I’ve been rolling the word around in my mind for more than a week now, but my favorite new word appears only once anywhere I can find, including Google: myriomorphous.
Presumably it means “having many forms.” It’s a beautiful word. Eitan tells me that Sir Richard Burton also gave us the word gnosis. I don’t know if it’s true, but I can believe it.
Postmodern philosophy eventually comes to the conclusion that all meanings are tentative because nothing is absolute; categories break down, and meaning dissolves.
But what if the absolute, the pure, is not a factual or intellectual quality and is instead an aesthetic one? By not being factual, I mean that the pure is a matter of opinion, inherently unverifiable, and profoundly non-literal; by aesthetic, I mean that it is subject to interpretation, and is a question of mood and style as much as anything else. A field of snow could then be absolutely, perfectly, purely white despite footsteps, bird droppings, and whatever else; there need be no authoritarian, ideological clearing of that snowfield to guarantee its purity.
That would explain the primacy of cultural criticism over philosophy, for one thing. It could rescue purity from its fascist, racist, and authoritarian leanings, as it would be definitionally beyond proof or demonstration. It would leave the “pure” intact and unreachable — where it belongs.
Someone should collect a book of things that people wish they’d never said, a sort of signpost on the road to notoriety. Bill Clinton’s disquisition on the meaning of “is” (which, as a philosophy major, I greatly appreciated), Dan Quayle’s John F. Kennedy comparison, Gerald Ford on Poland, and so on.
I’m not sure why all of these are political; I’m sure that there is an equal wealth of not merely wrong or fatuous statements that people have made in business and art and elsewhere, but statements of such surpassing awfulness that they are without peer. And someone should collect them all in a book.
Recently, The Stranger wrote about eastern Washington State’s wish to be a separate state from western Washington State. The two halves are quite different: western Washington is much more liberal and urban; eastern washington is rural and largely conservative, and feels ignored by state politics.
The Stranger’s article suggested that Washington, DC could also become a state — its two liberal senators would offset the two conservative senators that would be added by Western Washington. That solves one problem, but not another: which state would be Washington? East Washington and West Washington are boring names, so let’s just give that to DC; they can have it.
One wag at dinner the other night suggested that East Washington could be Spokanistan after their likely capital, Spokane, but I think that they would take offense at that and I don’t really blame them. Perhaps since we would split the state at the Cascade Mountains, they could be Cascadia, a name that people in Western Washington would like to keep for themselves.
But let them have it.

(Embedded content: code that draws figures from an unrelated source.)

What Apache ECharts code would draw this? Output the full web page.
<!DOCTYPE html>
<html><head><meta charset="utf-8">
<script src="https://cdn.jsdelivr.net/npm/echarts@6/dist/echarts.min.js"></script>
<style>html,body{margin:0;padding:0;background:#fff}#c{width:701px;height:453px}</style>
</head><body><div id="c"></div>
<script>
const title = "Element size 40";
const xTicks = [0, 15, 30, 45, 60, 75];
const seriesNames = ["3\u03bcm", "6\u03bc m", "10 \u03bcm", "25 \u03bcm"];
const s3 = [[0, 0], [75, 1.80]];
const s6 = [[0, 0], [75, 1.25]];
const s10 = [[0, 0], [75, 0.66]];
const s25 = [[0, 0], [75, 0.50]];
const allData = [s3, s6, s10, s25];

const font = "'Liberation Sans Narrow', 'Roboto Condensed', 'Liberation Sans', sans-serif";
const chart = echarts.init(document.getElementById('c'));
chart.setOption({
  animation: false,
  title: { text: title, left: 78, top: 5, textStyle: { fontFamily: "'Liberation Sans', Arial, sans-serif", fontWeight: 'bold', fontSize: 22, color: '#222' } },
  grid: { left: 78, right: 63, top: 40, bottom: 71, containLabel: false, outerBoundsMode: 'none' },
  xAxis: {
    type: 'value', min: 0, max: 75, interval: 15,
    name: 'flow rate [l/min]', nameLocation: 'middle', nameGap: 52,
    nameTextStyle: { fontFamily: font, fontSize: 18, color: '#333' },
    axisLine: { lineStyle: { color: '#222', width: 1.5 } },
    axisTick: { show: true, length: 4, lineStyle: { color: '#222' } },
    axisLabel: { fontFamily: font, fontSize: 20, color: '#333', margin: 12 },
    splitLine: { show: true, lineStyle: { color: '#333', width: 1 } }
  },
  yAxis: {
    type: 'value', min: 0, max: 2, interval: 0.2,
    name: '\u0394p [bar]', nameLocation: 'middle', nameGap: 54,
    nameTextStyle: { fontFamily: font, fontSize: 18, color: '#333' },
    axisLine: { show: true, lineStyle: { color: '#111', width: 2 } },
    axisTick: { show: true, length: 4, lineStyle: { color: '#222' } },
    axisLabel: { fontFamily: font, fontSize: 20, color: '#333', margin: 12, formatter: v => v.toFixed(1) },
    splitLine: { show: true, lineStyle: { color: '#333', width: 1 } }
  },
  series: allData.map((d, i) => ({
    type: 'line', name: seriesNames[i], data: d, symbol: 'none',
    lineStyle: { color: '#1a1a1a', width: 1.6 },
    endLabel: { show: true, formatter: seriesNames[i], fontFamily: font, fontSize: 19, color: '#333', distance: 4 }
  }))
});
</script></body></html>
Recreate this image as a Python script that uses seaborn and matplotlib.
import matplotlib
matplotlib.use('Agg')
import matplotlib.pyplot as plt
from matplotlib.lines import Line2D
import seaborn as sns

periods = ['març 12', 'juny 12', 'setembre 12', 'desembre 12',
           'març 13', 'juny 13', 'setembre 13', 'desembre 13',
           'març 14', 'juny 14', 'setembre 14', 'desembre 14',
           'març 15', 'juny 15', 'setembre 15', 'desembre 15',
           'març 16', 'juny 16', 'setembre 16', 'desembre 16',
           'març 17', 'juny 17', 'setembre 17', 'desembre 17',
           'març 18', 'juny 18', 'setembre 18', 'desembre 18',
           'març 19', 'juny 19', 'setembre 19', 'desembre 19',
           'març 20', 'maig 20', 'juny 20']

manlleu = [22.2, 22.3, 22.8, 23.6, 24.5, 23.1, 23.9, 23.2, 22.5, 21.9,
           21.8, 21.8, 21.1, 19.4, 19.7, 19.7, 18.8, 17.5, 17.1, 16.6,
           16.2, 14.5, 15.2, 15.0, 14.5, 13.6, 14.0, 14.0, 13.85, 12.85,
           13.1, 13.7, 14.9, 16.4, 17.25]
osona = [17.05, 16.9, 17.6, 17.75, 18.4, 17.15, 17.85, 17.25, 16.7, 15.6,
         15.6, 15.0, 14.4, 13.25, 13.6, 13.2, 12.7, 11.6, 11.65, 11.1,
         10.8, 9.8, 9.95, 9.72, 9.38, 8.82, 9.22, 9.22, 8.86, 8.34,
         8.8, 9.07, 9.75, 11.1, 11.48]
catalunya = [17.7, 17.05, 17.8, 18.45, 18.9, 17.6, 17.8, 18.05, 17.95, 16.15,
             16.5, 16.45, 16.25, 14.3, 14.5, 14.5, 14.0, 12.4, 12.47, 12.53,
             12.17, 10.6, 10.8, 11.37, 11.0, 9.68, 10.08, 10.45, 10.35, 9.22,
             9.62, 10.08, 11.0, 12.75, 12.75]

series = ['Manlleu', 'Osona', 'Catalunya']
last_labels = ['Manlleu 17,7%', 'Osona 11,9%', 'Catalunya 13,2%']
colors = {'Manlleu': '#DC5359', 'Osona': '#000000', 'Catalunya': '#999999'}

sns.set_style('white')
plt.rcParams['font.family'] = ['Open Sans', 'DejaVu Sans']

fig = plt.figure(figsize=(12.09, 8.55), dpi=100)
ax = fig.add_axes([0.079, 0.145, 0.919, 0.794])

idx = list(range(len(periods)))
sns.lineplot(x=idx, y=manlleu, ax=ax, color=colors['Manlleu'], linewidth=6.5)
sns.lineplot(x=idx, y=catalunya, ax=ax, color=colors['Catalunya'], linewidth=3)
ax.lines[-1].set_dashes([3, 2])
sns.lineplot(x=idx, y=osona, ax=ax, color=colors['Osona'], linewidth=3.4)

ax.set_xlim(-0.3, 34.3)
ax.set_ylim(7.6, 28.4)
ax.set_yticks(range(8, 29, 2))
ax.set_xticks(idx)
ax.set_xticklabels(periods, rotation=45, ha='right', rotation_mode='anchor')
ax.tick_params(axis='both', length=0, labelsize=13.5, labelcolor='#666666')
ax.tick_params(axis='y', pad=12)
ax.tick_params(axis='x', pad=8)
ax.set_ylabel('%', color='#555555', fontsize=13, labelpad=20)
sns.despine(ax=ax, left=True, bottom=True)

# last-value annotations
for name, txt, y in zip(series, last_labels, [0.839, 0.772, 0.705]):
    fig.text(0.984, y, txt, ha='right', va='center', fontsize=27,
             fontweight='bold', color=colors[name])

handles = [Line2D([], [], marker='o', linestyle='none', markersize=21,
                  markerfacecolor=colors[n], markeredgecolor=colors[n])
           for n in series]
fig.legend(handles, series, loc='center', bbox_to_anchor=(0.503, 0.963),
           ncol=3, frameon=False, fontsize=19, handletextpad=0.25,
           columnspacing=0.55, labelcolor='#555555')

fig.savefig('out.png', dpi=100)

It’s a pretty name, and there aren’t a lot of other pretty names I could think of for that state. Western Washington could be Pacifica, after the lovely ocean we’ve got next door. Or — since eastern Washington is named after a mountain range — we could be named after our capitol, also a mountain range, and be Olympia.
I like Cascadia / Olympia as names for our new states.
I like using a single word to refer to the entirety of the human race. But I also like this word to be elegant and not too multisyllabic. “Mankind” is a little less inclusive than I’d like. But what about ‘mankind? It’s short for humankind, but a syllable less and not as much of a tongue-twister.